Objective
WristP2 is a wrist-worn system with a wide-FOV fisheye camera that reconstructs 3D hand pose and per-vertex pressure in real time.
*Across previous works from 2012–2025, the average reported performance is roughly MPJPE ≈ 10.5 mm, MJAE ≈ 7.1°, and contact accuracy ≈ 92%.
2.88 mm
mean per-joint position error
3.15°
mean joint angle error
10.3 gram
mean pressure error
97 %
contact accuracy
3 h
battery life at full power
72%
Contact IoU
Application
Utilizing the detailed hand pose and pressure information generated by WristP2, we have effectively applied it across a wide spectrum of scenarios.
Mid-air gesture input in XR
WRISTP2 enables mid-air gestures for natural interaction.
The video demonstrates how mid-air hand gestures can be used to control video playback in XR environments.
Custom Action Control Media
WRISTP2 knows the meaning of all your actions.The video shows how WristP2 supports large-screen interaction in mobile contexts, such as controlling slide presentations during a talk.
Virtual touchpad input on a mobile device
WRISTP2 enables planar virtual touchpad input.The video illustrates how a user browses web pages on a virtual display by using planar input on a virtual touchpad.
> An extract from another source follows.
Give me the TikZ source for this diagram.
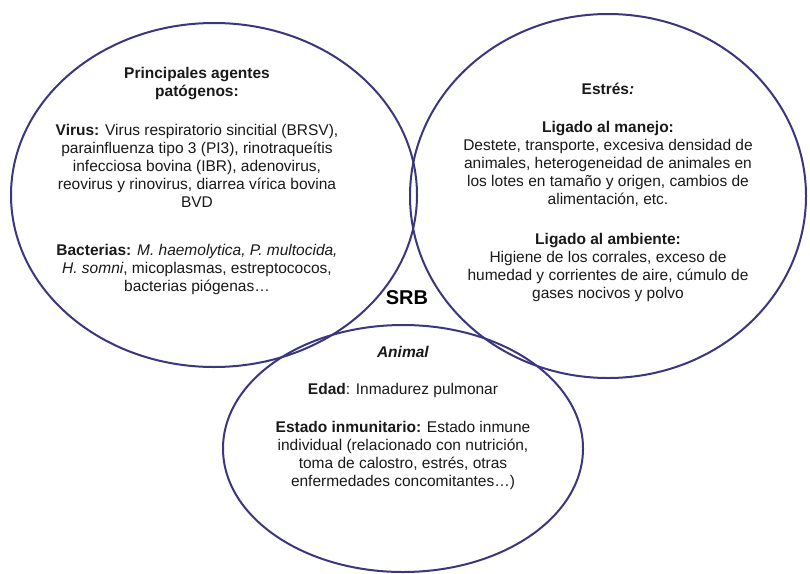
\documentclass[tikz,border=0pt]{standalone}
\usepackage{fontspec}
\setmainfont{Liberation Sans}
\usetikzlibrary{shapes.geometric}
\definecolor{ringcol}{RGB}{58,54,128}
\tikzset{
  ring/.style={ellipse, draw=ringcol, line width=2pt, inner sep=0pt},
  body/.style={align=center, inner sep=0pt, anchor=north, text=black!90,
               font=\fontsize{15.5}{18}\selectfont},
  srb/.style={inner sep=0pt, font=\fontsize{20}{24}\selectfont\bfseries}
}
\begin{document}
\begin{tikzpicture}[x=1pt,y=-1pt]
\useasboundingbox (0,0) rectangle (810,573);
\node[ring, minimum width=406pt, minimum height=344pt] (pat) at (214,195) {};
\node[ring, minimum width=396pt, minimum height=364pt] (est) at (608,196) {};
\node[ring, minimum width=360pt, minimum height=247pt] (ani) at (403,448.5) {};

\node[body] (pattext) at (197,67.5) {%
\textbf{Principales agentes}\\
\textbf{patógenos:}\\[21pt]
\textbf{Virus:} Virus respiratorio sincitial (BRSV),\\
parainfluenza tipo 3 (PI3), rinotraqueítis\\
infecciosa bovina (IBR), adenovirus,\\
reovirus y rinovirus, diarrea vírica bovina\\
BVD\\[30pt]
\textbf{Bacterias:} \textit{M. haemolytica, P. multocida,}\\
\textit{H. somni}, micoplasmas, estreptococos,\\
bacterias piógenas…};

\node[body] (esttext) at (608,83) {%
\textbf{Estrés\textit{:}}\\[20pt]
\textbf{Ligado al manejo:}\\
Destete, transporte, excesiva densidad de\\
animales, heterogeneidad de animales en\\
los lotes en tamaño y origen, cambios de\\
alimentación, etc.\\[22pt]
\textbf{Ligado al ambiente:}\\
Higiene de los corrales, exceso de\\
humedad y corrientes de aire, cúmulo de\\
gases nocivos y polvo};

\node[body] (anitext) at (403,346) {%
\textbf{\textit{Animal}}\\[19pt]
\textbf{Edad}: Inmadurez pulmonar\\[20pt]
\textbf{Estado inmunitario:} Estado inmune\\
individual (relacionado con nutrición,\\
toma de calostro, estrés, otras\\
enfermedades concomitantes…)};

\node[srb] (srbl) at (407,298) {SRB};
\end{tikzpicture}
\end{document}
Replacing traditional interaction tools
WRISTP2 can replace traditional interactive tools.The video demonstrates how it achieves left and right mouse clicks, which can theoretically be performed on any surface.
Dataset:
We built a synchronized multi-sensor system to create a large-scale dataset of 93,000 frames from 15 participants.
· Synced Sensors: We combined professional Motion Capture (for precise hand tracking) with a high-resolution Pressure Pad (to record touch force). This allowed us to capture both 3D hand poses and physical pressure simultaneously.
· Diverse Scenarios: The dataset covers 48 surface interactions (like clicking and dragging) and 28 mid-air gestures, recorded under various lighting conditions and backgrounds to ensure the system works reliably in the real world.
We developed an automated pipeline that aligns a 3D hand model with sensor data to generate high-fidelity meshes and per-point pressure labels without manual annotation.
Tech Stack:
Our AI uses a Vision Transformer combined with a VQ-VAE, which reconstructs hands by selecting from a learned "library" of realistic poses to ensure biological accuracy. It simultaneously predicts 3D shape, pressure, and camera position from a single image.
* Example of the wrist-mounted camera image with random replaced background
To ensure robustness, we pre-trained the model on general hand data and then fine-tuned it with randomized backgrounds, teaching it to ignore environmental distractions.